A traditional phased-array radar system is unsuitable for some applications due to, e.g., its size, power requirements, the number of array elements per unit area (element density), and cost. For example, the phased array of a traditional radar system is too dense and scans a field of view (FOV) too slowly, and the system is too expensive, for use in an autonomous (self-driving) automobile. Similarly, the phased array of a traditional radar system is too dense, and the system too expensive, too heavy, and too power hungry, for use in an unmanned aerial vehicle (UAV) such as a drone.
Therefore, radar systems that are lighter, are less-dense, are less-expensive, are less power hungry, and can scan a FOV more quickly, than traditional radar systems have been developed for such applications.
An example of such a radar system that has been developed for use in automobiles includes a digital beam-forming (DBF) receive-antenna array having, e.g., at least four to eight individual antenna segments (the number of antenna segments is typically limited to the number of antenna channels that the system circuitry supports, e.g., one antenna segment per antenna channel).

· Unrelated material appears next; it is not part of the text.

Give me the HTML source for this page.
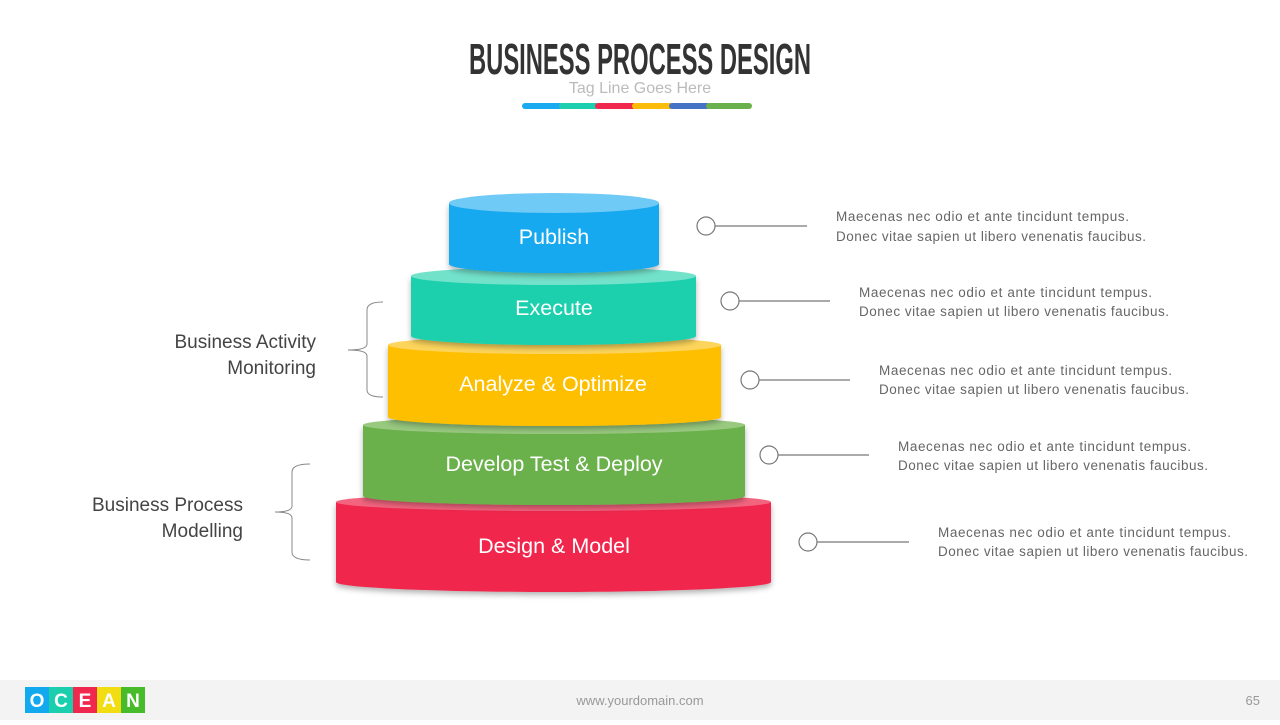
<!DOCTYPE html>
<html><head><meta charset="utf-8"><style>
body{margin:0;width:1280px;height:720px;background:#fff;overflow:hidden;font-family:"Liberation Sans",sans-serif}
</style></head><body>
<svg width="1280" height="720" viewBox="0 0 1280 720" xmlns="http://www.w3.org/2000/svg" font-family="Liberation Sans, DejaVu Sans, sans-serif">
<defs>
<filter id="sh" x="-10%" y="-20%" width="120%" height="150%"><feDropShadow dx="0" dy="3" stdDeviation="3" flood-color="#000" flood-opacity="0.3"/></filter>
</defs>
<text x="640" y="74" text-anchor="middle" font-size="44" font-weight="bold" fill="#333" textLength="342" lengthAdjust="spacingAndGlyphs">BUSINESS PROCESS DESIGN</text>
<text x="640" y="93" text-anchor="middle" font-size="16" fill="#bbb">Tag Line Goes Here</text>
<g stroke-width="6" stroke-linecap="round">
<line x1="525" y1="106" x2="560" y2="106" stroke="#1ba9ef"/>
<line x1="562" y1="106" x2="596" y2="106" stroke="#1dcfae"/>
<line x1="598" y1="106" x2="633" y2="106" stroke="#f0284d"/>
<line x1="635" y1="106" x2="670" y2="106" stroke="#fbbd09"/>
<line x1="672" y1="106" x2="707" y2="106" stroke="#4472c4"/>
<line x1="709" y1="106" x2="749" y2="106" stroke="#6ab04c"/>
</g>
<g filter="url(#sh)">
<path d="M336,502 L336,582 A217.5,10 0 0 0 771,582 L771,502 Z" fill="#f0284d"/>
</g>
<ellipse cx="553.5" cy="502" rx="217.5" ry="9" fill="#f3657f"/>
<g filter="url(#sh)">
<path d="M363,425 L363,496 A191,9 0 0 0 745,496 L745,425 Z" fill="#6ab04c"/>
</g>
<ellipse cx="554" cy="425" rx="191" ry="9" fill="#98c97f"/>
<g filter="url(#sh)">
<path d="M388,345 L388,417 A166.5,9 0 0 0 721,417 L721,345 Z" fill="#fdbf06"/>
</g>
<ellipse cx="554.5" cy="345" rx="166.5" ry="9" fill="#fdd55c"/>
<g filter="url(#sh)">
<path d="M411,276 L411,336 A142.5,9 0 0 0 696,336 L696,276 Z" fill="#1bd0ae"/>
</g>
<ellipse cx="553.5" cy="276" rx="142.5" ry="9" fill="#72e2cb"/>
<g filter="url(#sh)">
<path d="M449,203 L449,264 A105,9 0 0 0 659,264 L659,203 Z" fill="#12a9ef"/>
</g>
<ellipse cx="554" cy="203" rx="105" ry="10" fill="#6fcaf6"/>
<g fill="#fff" font-size="21.5" text-anchor="middle">
<text x="554" y="244">Publish</text>
<text x="554" y="315">Execute</text>
<text x="553" y="391">Analyze &amp; Optimize</text>
<text x="554" y="471">Develop Test &amp; Deploy</text>
<text x="554" y="553">Design &amp; Model</text>
</g>
<g fill="#fff" stroke="#777" stroke-width="1.2">
<line x1="715" y1="226" x2="807" y2="226"/><circle cx="706" cy="226" r="9"/>
<line x1="739" y1="301" x2="830" y2="301"/><circle cx="730" cy="301" r="9"/>
<line x1="759" y1="380" x2="850" y2="380"/><circle cx="750" cy="380" r="9"/>
<line x1="778" y1="455" x2="869" y2="455"/><circle cx="769" cy="455" r="9"/>
<line x1="817" y1="542" x2="909" y2="542"/><circle cx="808" cy="542" r="9"/>
</g>
<g fill="#666" font-size="13.5">
<text x="836" y="221" textLength="293">Maecenas nec odio et ante tincidunt tempus.</text><text x="836" y="241" textLength="310">Donec vitae sapien ut libero venenatis faucibus.</text>
<text x="859" y="297" textLength="293">Maecenas nec odio et ante tincidunt tempus.</text><text x="859" y="316" textLength="310">Donec vitae sapien ut libero venenatis faucibus.</text>
<text x="879" y="375" textLength="293">Maecenas nec odio et ante tincidunt tempus.</text><text x="879" y="394" textLength="310">Donec vitae sapien ut libero venenatis faucibus.</text>
<text x="898" y="451" textLength="293">Maecenas nec odio et ante tincidunt tempus.</text><text x="898" y="470" textLength="310">Donec vitae sapien ut libero venenatis faucibus.</text>
<text x="938" y="537" textLength="293">Maecenas nec odio et ante tincidunt tempus.</text><text x="938" y="556" textLength="310">Donec vitae sapien ut libero venenatis faucibus.</text>
</g>
<g fill="none" stroke="#888" stroke-width="1">
<path d="M383,302 Q367,302 367,310 L367,344 Q367,350 348,350 Q367,350 367,356 L367,390 Q367,397 383,397"/>
<path d="M310,464 Q292,464 292,472 L292,506 Q292,512 275,512 Q292,512 292,518 L292,552 Q292,560 310,560"/>
</g>
<g fill="#444" font-size="19" text-anchor="end">
<text x="316" y="348">Business Activity</text><text x="316" y="374">Monitoring</text>
<text x="243" y="511">Business Process</text><text x="243" y="537">Modelling</text>
</g>
<rect x="0" y="680" width="1280" height="40" fill="#f3f3f3"/>
<rect x="25" y="687" width="24" height="26" fill="#12a9ef"/>
<rect x="49" y="687" width="24" height="26" fill="#1bcfae"/>
<rect x="73" y="687" width="24" height="26" fill="#f0284d"/>
<rect x="97" y="687" width="24" height="26" fill="#f2dc12"/>
<rect x="121" y="687" width="24" height="26" fill="#47bb2a"/>
<g fill="#fff" font-size="19" font-weight="bold" text-anchor="middle">
<text x="37" y="707">O</text><text x="61" y="707">C</text><text x="85" y="707">E</text><text x="109" y="707">A</text><text x="133" y="707">N</text>
</g>
<text x="640" y="705" text-anchor="middle" font-size="13" fill="#999">www.yourdomain.com</text>
<text x="1260" y="705" text-anchor="end" font-size="13" fill="#999">65</text>
</svg>
</body></html>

During a transmit period, the system circuitry effectively energizes all of the antenna segments with the same signal, i.e., with respective signals each having the same magnitude and phase, such that the array “sprays” signal energy over a fixed FOV. Put another way, the simultaneous energizing of all the antenna segments with respective signals each having the same magnitude and phase generates a main transmit beam that is stationary, i.e., not steered. In order to cover a useable FOV, this transmit main beam is often fairly wide, e.g. more than 20 degrees in azimuth (AZ).

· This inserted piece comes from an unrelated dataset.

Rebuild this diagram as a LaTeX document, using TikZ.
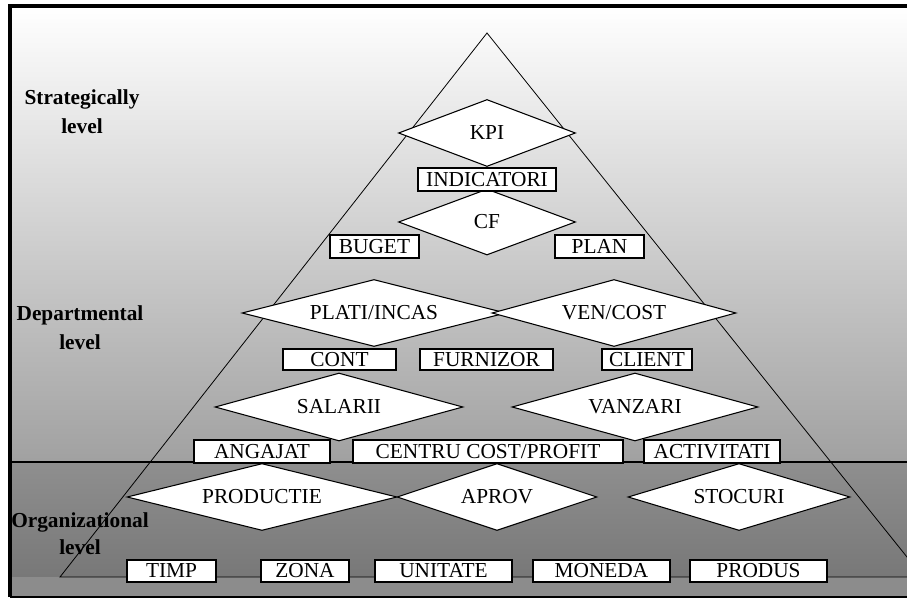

During a receive period, the system circuitry can post-process, dynamically, a respective gain and phase shift from any receive antenna segment, so as to digitally form and steer a receive beam that is significantly narrower than the transmit beam; the system can steer the receive beam to only a single position, or to multiple positions, within a single receive period.
Unfortunately, a problem with such a radar system is that the receive DBF can be performed only within the region illuminated by the transmit beam. The number of receiver-array segments/channels that are present are utilized to divide the fixed transmit FOV into equal segments; that is, the number of receiver-array segments/channels defines the receive resolution of the DBF, and, ultimately, defines the receive resolution of the entire radar system. The receive resolution defined in this manner is often referred to as the Rayleigh resolution, and represents a fundamental limit of the radar's performance. For example, a radar system that were to illuminate an FOV of 20° in AZ on transmit and that were to include four receive channels would possess a Rayleigh resolution of about 5° across this FOV. An alternate choice could be made to widen the FOV to 40° in AZ, which, with the same four receive channels, would give a Rayleigh resolution of about 10°. Thus, a fundamental trade-off between FOV and Rayleigh resolution exists in such a system.
Designing such a radar to illuminate a large FOV in transmit and also to possess a high Rayleigh resolution in receive would require a large number of antenna segments/channels.
Unfortunately, engineering limits to the number of channels which can be practically included in such a radar has, to date, limited the Rayleigh performance of such radars systems.
One approach to improve the Rayleigh resolution of a system with a fixed number of antenna channels is to place the receive antennas/antenna segments further apart, i.e., to design a sparse receive array.
But such a sparse array can cause spatial aliasing, which produces side-lobes and grating lobes that can hinder the radar system's ability to detect, to identify, and to map objects. One reason for such aliasing-induced side-lobes and grating lobes is that the radar system's sparse receive-antenna array does not meet the Nyquist criteria for maximum segment spacing, which is λ/2. For example, to obtain a Rayleigh resolution of 1° in the AZ dimension, the antenna would need to have dimensions on the order of 50λ. Distributing a small number of segments/channels, e.g., four to eight, across a distance of 50λ would result in an average segment spacing of 6.25λ to 12.5λ, which is 12 to 25 times the maximum Nyquist spacing of λ/2. Consequently, the system would suffer from significant side-lobes and grating lobes.
Of course, to reduce spatial aliasing, a designer could reduce the effective size of the antenna by reducing the spacing between the antenna segments.
But reducing the size of the antenna limits the minimum width of the receive beam that the radar system could generate.
Therefore a designer of such a sparse-antenna-array radar system (i.e., a radar system with a larger antenna aperture and a limited number of antenna channels) is faced with trading off beam width for aliasing, and vice-versa. That is, the narrower the receive-beam width, the greater the level of aliasing, and the lower the level of aliasing, the wider the receive-beam width.